Another factor which clearly indicates that Section 73 of the Code gives a power to the Magistrate to issue warrant of arrest  and that too during investigation is evident from the provisions of part C' of Chapter VI of the Code, which we have earlier adverted  to. Needless to say the provisions of proclamation and attachment as envisaged  therein is to compel the  appearance of  a person  who is  evading arrest. Now, the  power of  issuing a  proclamation under Section 82 (quoted earlier) can be exercised by a Court only in respect of a  personagainst whom a warrant has been issued by it’. In other  words, unless the  Court  issues  a warrant the provisions of Section 82, and the other Sections that follow in that part, cannot be invoked in a situation where inspite of its best effects the police cannot arrest a person under Section 41.  Resultantly, if  it has  to take  the  coercive measures for  the apprehension of such a person it has to approach the  Court to issue warrant of arrest under Section 73; and if need  be to invoke the provisions of part C' of Chapter VI.  [Section 8 (3) in case the person is accused of an offence under TADA] Lastly, we may refer  to Section 90, which appears in partD’ of Chapter VI of the Code and expressly states that the provisions contained in the Chapter relating to a summon and warrant,  and their issue, service and execution  shall, so far as may be, apply to every summon and every warrants of arrest  issued under the Code. Therefore, when  a Court issues a  warrant of  arrest, say  under Section  155 of the Code, any  steps that  it  may have  to  subsequently take relating to that warrant of arrest can only be under Chapter

VI. Now that  we have found that Section 73 of the Code is of  general application  and     that  in course of the investigation a Court can  issue a  warrant in  exercise of power there under  to apprehend, interalia, a person who is accused of  a non-bailable offence and is evading arrest, we need answer the related question as to whether such issuance of warrant can be for his  production before the police in aid  of investigation. It cannot be gainsaid that a Magistrate plays, not infrequently, a role during investigation, in that, on the prayer of the Investigating Agency he holds a  test identification parade, records the confession of  an accused  or the statement of a witness, or takes or  witnesses the taking of specimen handwritings etc. However,  in   performing  such or  similar  functions the Magistrate does not exercise judicial discretion like while dealing with  an accused  of a non-bailable offence  who is roduced before him pursuant to a warrant of arrest issued under Section  73. On  such production, the Court may either release him  on bail  under Section 439 or authorise his detention in  custody (either police or  judicial)  under Section 167  of the  Code. Whether  the Magistrate, on being moved by the Investigating Agency, will entertain its prayer for police  custody will be at his sole discretion which has to be  judicially exercised  in accordance  with Section 167 (3) of the Code.  Since warrant  is and  can be  issued for appearance before  the Court  only and not before the police and since  authorisation for  detention in police custody is neither to  be given  as a  matter of course nor on the mere asking of  the police, but only  after exercise of judicial discretion based  on materials placed before him, Mr. Desai was not absolutely right  in his submission that warrant of arrest under  Section 73  of the Code could be issued by the Court solely  for the  production of  the accused before the police in aid of investigation.
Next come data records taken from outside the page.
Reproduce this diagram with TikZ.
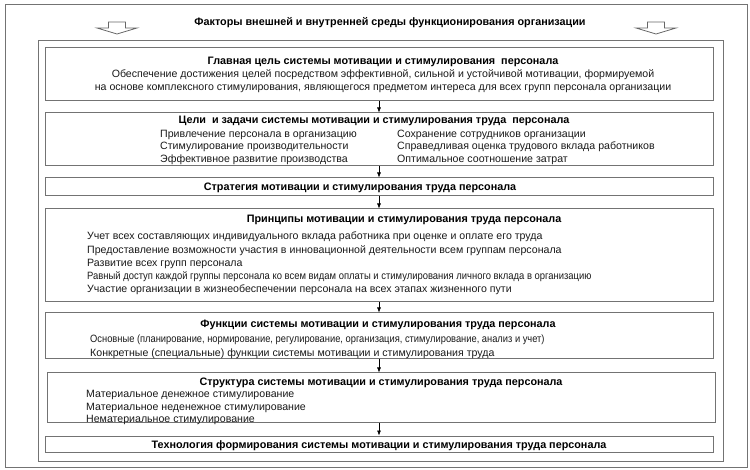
\documentclass[tikz,border=0pt]{standalone}
\usepackage{fontspec}
\setmainfont{Liberation Sans}
\usetikzlibrary{arrows.meta}

\tikzset{
  frame/.style={draw=black!55, line width=0.9pt},
  box/.style={draw=black!55, line width=1pt, minimum width=668pt, inner sep=0pt},
  head/.style={font=\fontsize{10.8}{12}\selectfont\bfseries, anchor=base, inner sep=0pt},
  item/.style={font=\fontsize{10.6}{12}\selectfont, anchor=base west, inner sep=0pt, text=black!90},
  link/.style={-{Latex[length=5pt,width=4pt]}, line width=0.6pt},
  hollow/.style={draw=black!60, fill=white, line width=0.8pt}
}

\begin{document}
\begin{tikzpicture}[x=1pt,y=-1pt]
  \useasboundingbox (0,0) rectangle (750,470);
  % frames
  \draw[frame] (5,4) rectangle (747,467);
  \draw[frame] (38,40) rectangle (723,461);
  \foreach \x in {117,656}
    \draw[hollow] (\x-8.5,22) -- (\x+8.5,22) -- (\x+8.5,28) -- (\x+20,28) -- (\x,34) -- (\x-20,28) -- (\x-8.5,28) -- cycle;
  \node[head] (factors) at (390,26) {Факторы внешней и внутренней среды функционирования организации};

  % boxes
  \node[box, minimum height=53pt] (goal) at (379,74.5) {};
  \node[box, minimum height=53pt] (tasks) at (379,139.5) {};
  \node[box, minimum height=18pt] (strategy) at (379,187) {};
  \node[box, minimum height=93pt] (principles) at (379,255.5) {};
  \node[box, minimum height=46pt] (functions) at (379,336) {};
  \node[box, minimum height=49pt] (structure) at (381,397.5) {};
  \node[box, minimum height=16pt] (technology) at (379,444) {};

  \draw[link] (goal) -- (tasks);
  \draw[link] (tasks) -- (strategy);
  \draw[link] (strategy) -- (principles);
  \draw[link] (principles) -- (functions);
  \draw[link] (functions.south) -- (functions.south |- structure.north);
  \draw[link] (structure.south -| technology.north) -- (technology.north);

  % goal
  \node[head] (goal-t) at (383,65) {Главная цель системы мотивации и стимулирования~ персонала};
  \node[item, anchor=base] (goal-1) at (383,78) {Обеспечение достижения целей посредством эффективной, сильной и устойчивой мотивации, формируемой};
  \node[item, anchor=base] (goal-2) at (383,91) {на основе комплексного стимулирования, являющегося предметом интереса для всех групп персонала организации};

  % tasks
  \node[head] (tasks-t) at (374,124) {Цели~ и задачи системы мотивации и стимулирования труда~ персонала};
  \node[item] (tasks-1) at (160,138) {Привлечение персонала в организацию};
  \node[item] (tasks-2) at (160,150) {Стимулирование производительности};
  \node[item] (tasks-3) at (160,163) {Эффективное развитие производства};
  \node[item] (tasks-4) at (397,138) {Сохранение сотрудников организации};
  \node[item] (tasks-5) at (397,150) {Справедливая оценка трудового вклада работников};
  \node[item] (tasks-6) at (397,163) {Оптимальное соотношение затрат};

  % strategy
  \node[head] (strategy-t) at (360,191) {Стратегия мотивации и стимулирования труда персонала};

  % principles
  \node[head] (principles-t) at (404,223) {Принципы мотивации и стимулирования труда персонала};
  \node[item] (principles-1) at (87,240) {Учет всех составляющих индивидуального вклада работника при оценке и оплате его труда};
  \node[item] (principles-2) at (87,254) {Предоставление возможности участия в инновационной деятельности всем группам персонала};
  \node[item] (principles-3) at (87,267) {Развитие всех групп персонала};
  \node[item] (principles-4) at (87,280) {\scalebox{0.89}[1]{Равный доступ каждой группы персонала ко всем видам оплаты и стимулирования личного вклада в организацию}};
  \node[item] (principles-5) at (87,293) {Участие организации в жизнеобеспечении персонала на всех этапах жизненного пути};

  % functions
  \node[head] (functions-t) at (378,328) {Функции системы мотивации и стимулирования труда персонала};
  \node[item] (functions-1) at (90,343) {\scalebox{0.88}[1]{Основные (планирование, нормирование, регулирование, организация, стимулирование, анализ и учет)}};
  \node[item] (functions-2) at (90,356) {Конкретные (специальные) функции системы мотивации и стимулирования труда};

  % structure
  \node[head] (structure-t) at (381,385) {Структура системы мотивации и стимулирования труда персонала};
  \node[item] (structure-1) at (86,397) {Материальное денежное стимулирование};
  \node[item] (structure-2) at (86,410) {Материальное неденежное стимулирование};
  \node[item] (structure-3) at (86,422) {Нематериальное стимулирование};

  % technology
  \node[head] (technology-t) at (379,448) {Технология формирования системы мотивации и стимулирования труда персонала};
\end{tikzpicture}
\end{document}
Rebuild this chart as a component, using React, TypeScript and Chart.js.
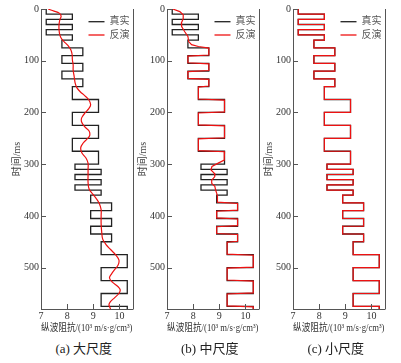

On the conclusions as above we allow these appeals, set aside the  impugned order and direct the Designated Court to dispose of  the three  miscellaneous  applications  filed  by C.B.I in  accordance with law and in the  light  of the observations made herein before.

Before parting  with this judgment was place on record our deep appreciation for the valuable assistance rendered by Mr. Desai and Mr. Sibal in deciding the issue involved in these appeals.